2.3.5 Working directory

Knowing R’s current working directory is important because when you need to access other files (for example, to import a data file), R will look for them relative to the current working directory.

Each time you create a new RStudio Project, it will create a new directory for that project. When you open an existing .Rproj file, it will open that project and set R’s working directory to the folder that the file is in.

Challenge 4: working directory

You can check the current working directory with the getwd() command, or by using the menus in RStudio.

  1. In the console, type getwd() (“wd” is short for “working directory”) and hit Enter.

  2. In the Files pane, double-click on the data folder to open it (or navigate to any other folder you wish). To get the Files pane back to the current working directory, click “More” and then select “Go To Working Directory”.

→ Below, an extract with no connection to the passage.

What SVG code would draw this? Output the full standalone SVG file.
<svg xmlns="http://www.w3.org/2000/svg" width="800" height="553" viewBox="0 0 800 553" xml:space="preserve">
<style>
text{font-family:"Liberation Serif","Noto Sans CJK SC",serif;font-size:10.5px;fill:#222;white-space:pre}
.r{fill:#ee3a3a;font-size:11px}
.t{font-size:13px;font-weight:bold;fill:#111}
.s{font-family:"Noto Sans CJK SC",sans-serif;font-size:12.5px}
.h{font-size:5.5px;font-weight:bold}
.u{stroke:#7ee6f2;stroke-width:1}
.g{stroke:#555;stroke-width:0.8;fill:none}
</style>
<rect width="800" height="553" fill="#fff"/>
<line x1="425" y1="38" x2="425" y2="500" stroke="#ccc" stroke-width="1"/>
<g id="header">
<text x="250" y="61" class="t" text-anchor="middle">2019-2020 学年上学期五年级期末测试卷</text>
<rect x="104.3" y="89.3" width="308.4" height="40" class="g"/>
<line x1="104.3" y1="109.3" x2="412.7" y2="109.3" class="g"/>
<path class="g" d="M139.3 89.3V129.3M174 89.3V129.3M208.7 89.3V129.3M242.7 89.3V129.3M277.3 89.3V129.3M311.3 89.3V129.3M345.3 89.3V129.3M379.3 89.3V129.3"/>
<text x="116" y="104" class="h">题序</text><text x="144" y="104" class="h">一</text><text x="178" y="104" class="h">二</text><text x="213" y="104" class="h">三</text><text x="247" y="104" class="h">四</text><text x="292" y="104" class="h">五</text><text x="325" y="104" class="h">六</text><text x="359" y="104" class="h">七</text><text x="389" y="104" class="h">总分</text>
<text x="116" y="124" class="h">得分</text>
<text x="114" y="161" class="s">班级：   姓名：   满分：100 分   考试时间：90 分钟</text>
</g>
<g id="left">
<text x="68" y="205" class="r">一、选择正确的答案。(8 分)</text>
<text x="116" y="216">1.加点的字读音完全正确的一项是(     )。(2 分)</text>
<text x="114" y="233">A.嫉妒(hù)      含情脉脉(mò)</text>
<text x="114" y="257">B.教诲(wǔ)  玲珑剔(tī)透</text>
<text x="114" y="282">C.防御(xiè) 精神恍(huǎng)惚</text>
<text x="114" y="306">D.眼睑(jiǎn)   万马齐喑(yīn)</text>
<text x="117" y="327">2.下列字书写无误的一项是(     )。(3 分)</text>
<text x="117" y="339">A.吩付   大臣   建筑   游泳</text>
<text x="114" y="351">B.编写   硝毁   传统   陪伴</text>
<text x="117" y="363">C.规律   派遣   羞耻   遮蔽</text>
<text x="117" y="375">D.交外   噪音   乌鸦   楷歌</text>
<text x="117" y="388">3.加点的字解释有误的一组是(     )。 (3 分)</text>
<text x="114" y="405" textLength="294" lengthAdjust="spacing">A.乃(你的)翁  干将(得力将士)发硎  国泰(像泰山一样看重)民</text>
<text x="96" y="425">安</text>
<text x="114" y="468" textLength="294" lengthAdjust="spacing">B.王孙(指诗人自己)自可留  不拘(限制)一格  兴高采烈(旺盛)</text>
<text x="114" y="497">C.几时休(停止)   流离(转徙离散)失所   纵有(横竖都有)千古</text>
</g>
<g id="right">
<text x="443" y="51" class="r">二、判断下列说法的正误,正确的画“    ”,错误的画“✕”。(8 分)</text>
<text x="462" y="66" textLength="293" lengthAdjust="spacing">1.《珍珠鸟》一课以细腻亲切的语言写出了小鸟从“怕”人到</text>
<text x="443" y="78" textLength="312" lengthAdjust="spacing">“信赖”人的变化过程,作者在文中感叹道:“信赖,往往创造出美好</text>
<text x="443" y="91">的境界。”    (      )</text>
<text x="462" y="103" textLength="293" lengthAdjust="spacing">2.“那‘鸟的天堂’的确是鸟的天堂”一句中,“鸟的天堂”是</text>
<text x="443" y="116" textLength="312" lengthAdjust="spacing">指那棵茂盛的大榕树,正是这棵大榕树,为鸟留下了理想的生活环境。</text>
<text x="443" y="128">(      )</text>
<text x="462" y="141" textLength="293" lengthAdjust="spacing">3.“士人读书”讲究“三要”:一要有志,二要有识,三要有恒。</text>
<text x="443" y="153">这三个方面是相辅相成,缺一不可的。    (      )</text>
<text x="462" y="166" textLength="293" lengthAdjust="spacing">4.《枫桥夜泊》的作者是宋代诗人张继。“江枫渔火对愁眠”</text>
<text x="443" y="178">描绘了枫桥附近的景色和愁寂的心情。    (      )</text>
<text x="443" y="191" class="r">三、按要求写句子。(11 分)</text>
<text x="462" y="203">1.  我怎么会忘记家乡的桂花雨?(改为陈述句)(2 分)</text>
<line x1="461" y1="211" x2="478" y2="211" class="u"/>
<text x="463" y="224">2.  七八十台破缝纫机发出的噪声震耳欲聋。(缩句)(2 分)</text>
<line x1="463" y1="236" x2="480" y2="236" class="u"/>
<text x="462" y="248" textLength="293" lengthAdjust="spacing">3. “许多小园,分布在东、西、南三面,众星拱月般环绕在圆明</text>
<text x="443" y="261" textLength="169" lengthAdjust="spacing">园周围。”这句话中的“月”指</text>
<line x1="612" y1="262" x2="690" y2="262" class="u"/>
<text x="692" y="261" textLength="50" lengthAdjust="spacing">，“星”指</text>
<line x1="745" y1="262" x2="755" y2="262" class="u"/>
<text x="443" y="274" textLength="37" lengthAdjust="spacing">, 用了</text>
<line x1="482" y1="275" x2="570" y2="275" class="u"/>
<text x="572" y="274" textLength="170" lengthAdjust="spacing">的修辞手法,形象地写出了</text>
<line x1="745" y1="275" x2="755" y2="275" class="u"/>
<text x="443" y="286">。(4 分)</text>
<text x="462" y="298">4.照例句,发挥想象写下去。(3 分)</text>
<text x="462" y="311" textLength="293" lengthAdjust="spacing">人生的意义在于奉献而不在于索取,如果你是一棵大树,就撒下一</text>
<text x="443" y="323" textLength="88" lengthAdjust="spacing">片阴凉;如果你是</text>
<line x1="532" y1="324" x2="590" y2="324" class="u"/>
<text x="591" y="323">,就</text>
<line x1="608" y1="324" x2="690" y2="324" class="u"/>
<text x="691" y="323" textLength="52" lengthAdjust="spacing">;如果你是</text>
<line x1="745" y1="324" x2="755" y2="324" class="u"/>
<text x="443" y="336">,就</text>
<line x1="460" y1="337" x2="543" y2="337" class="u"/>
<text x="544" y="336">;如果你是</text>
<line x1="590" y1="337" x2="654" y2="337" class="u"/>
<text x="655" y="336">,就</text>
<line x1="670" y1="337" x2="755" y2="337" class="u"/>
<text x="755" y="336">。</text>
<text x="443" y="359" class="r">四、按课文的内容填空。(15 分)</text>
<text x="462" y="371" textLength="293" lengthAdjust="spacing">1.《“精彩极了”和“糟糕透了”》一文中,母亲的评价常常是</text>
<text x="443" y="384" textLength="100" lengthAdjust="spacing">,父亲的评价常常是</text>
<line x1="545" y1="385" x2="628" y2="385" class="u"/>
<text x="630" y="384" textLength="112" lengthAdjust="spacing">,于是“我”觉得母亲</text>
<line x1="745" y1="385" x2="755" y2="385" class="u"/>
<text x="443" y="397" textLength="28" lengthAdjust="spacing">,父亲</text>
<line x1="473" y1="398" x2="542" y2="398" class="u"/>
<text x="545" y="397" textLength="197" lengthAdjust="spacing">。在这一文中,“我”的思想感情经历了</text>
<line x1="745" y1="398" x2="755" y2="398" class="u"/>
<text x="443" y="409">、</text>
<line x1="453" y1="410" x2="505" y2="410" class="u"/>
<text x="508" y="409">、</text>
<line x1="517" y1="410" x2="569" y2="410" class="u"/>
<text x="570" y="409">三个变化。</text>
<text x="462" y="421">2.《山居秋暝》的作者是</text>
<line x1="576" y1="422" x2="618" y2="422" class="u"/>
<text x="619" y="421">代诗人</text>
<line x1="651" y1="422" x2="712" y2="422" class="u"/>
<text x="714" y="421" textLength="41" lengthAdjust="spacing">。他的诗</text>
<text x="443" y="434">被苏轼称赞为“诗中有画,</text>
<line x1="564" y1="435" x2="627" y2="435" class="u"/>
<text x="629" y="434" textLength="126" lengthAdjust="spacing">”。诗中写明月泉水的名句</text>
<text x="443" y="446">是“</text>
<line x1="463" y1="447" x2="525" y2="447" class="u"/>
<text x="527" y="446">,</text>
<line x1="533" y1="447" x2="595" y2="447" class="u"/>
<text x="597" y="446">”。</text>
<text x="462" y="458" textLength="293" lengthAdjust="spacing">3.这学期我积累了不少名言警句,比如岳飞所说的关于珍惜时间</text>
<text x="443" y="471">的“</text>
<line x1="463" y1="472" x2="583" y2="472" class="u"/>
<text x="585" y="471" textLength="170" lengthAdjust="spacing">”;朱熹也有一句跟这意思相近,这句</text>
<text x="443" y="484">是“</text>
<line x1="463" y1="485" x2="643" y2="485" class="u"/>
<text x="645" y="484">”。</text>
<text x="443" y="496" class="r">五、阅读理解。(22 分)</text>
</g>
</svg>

You can change the working directory with setwd(), or by using RStudio menus.

  1. In the console, type setwd("data") and hit Enter. Type getwd() and hit Enter to see the new working directory.

  2. In the menus at the top of the RStudio window, click the “Session” menu button, and then select “Set Working Directory” and then “Choose Directory”.

  3. In the window navigator that opens, navigate back to the project directory, and click “Open”. Note that a setwd command will automatically appear in the console.

Tip: File does not exist errors

When you’re attempting to reference a file in your R code and you’re getting errors saying the file doesn’t exist, it’s a good idea to check your working directory.

You need to either provide an absolute path to the file, or you need to make sure the file is saved in the working directory (or a subfolder of the working directory) and provide a relative path.